Among Venice’s countless art treasures, buildings known as ‘Scuole’ or ‘Scuole Grandi’ might be mentioned as unmissable attractions. It goes without saying that these are not schools in the accepted sense of the word, but one of the innumerable distinctive features of this unique city. During the ancient Republic of Venice, from the 13th century onwards, the word ‘Scuola’ was, in fact, used to describe a brotherhood, or rather an association of lay members who met to provide assistance to poor people, widows, orphans, old and sick people. The ‘Scuole’ were divided into Devotional Schools (or Scuole Grandi) which gathered for religious purposes in the name of a patron saint, Schools of Arts and Crafts and Schools of Foreign Communities (Scuole Piccole or Scuolette). Until the fall of the Republic, they represented a real kind of welfare system, initially destined for members but later extended to the entire population.
The ‘Scuole Grandi’ had countless means at their disposal, a part of which they invested to embellish their own headquarters with paintings by well-known artists including Tintoretto, Jacopo Palma il Giovane or Giambattista Tiepolo. As time passed, the most important Schools built palaces for their residents designed by famous architects and adorned them with paintings by the best artists of the era.
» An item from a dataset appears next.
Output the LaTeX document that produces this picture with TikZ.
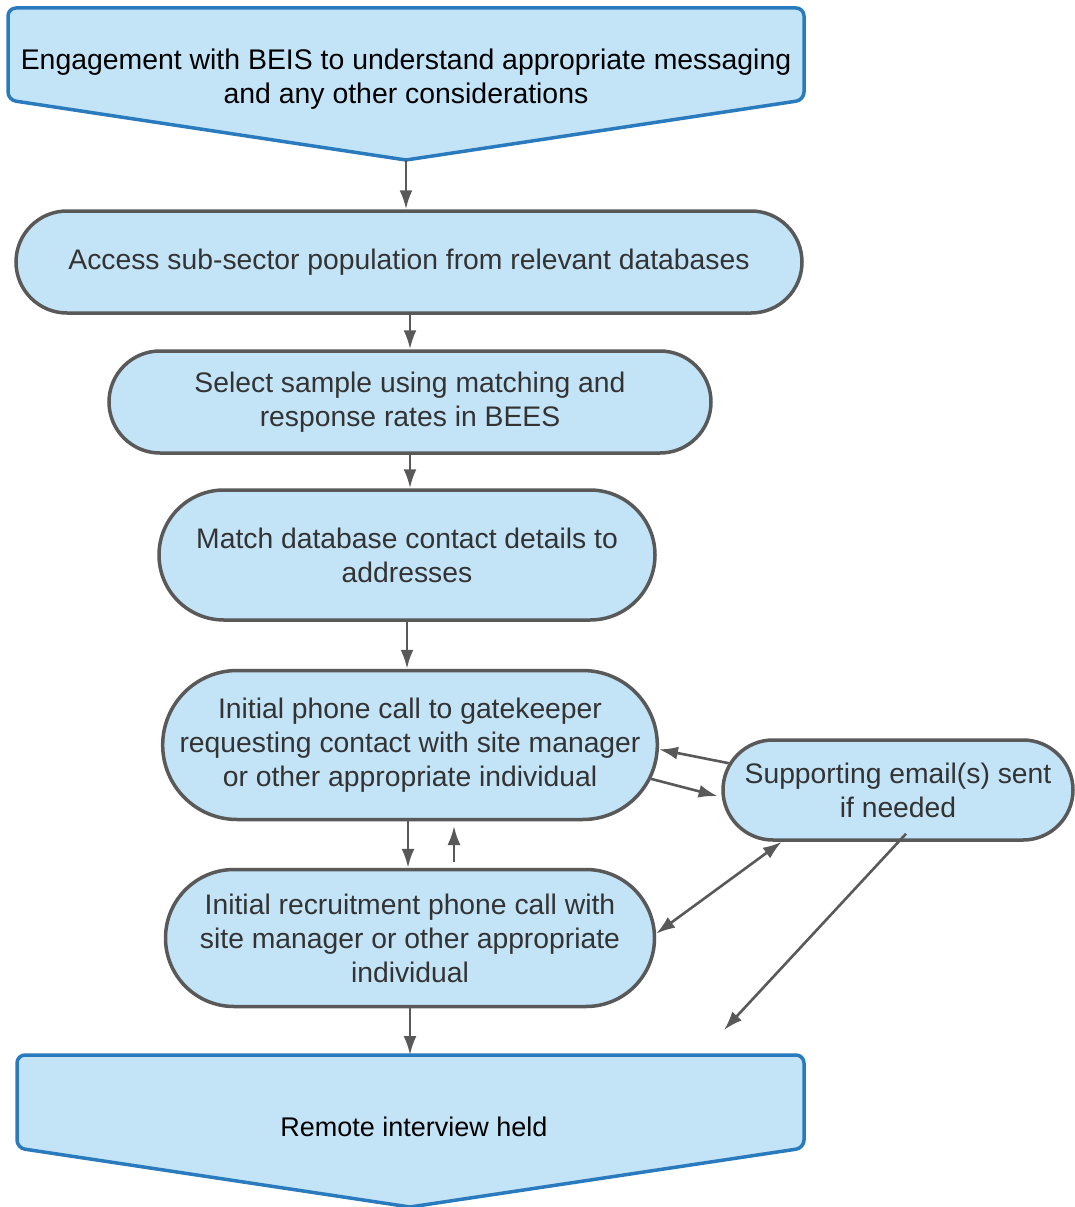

After the fall of the Republic of Venice in 1797, the Schools were suppressed by a Napoleonic edict (1807) and within the space of a short time their assets ended up at antique markets and collections throughout the world. Several of the best-preserved Schools were reconstituted and transformed into museums that can now be visited by the public.
These include the Scuola Grande di San Rocco in the San Polo district, the richest Scuola of the city and the only one to have survived the fall of the Republic. Here, Tintoretto was engaged to decorate it with his most celebrated pictorial cycle illustrating episodes from the new and the Old Testaments and over 60 paintings are preserved in their original setting in a building that has hardly undergone any alteration since its construction. The marvellous cycle of works, created between 1564 and 1588, for its unity represents for Venice what for Rome is the Sistine Chapel. The School is located next to the Church of San Rocco, a saint to whom the city of Venice voted to ask for grace during the great plague epidemics of the 14th century.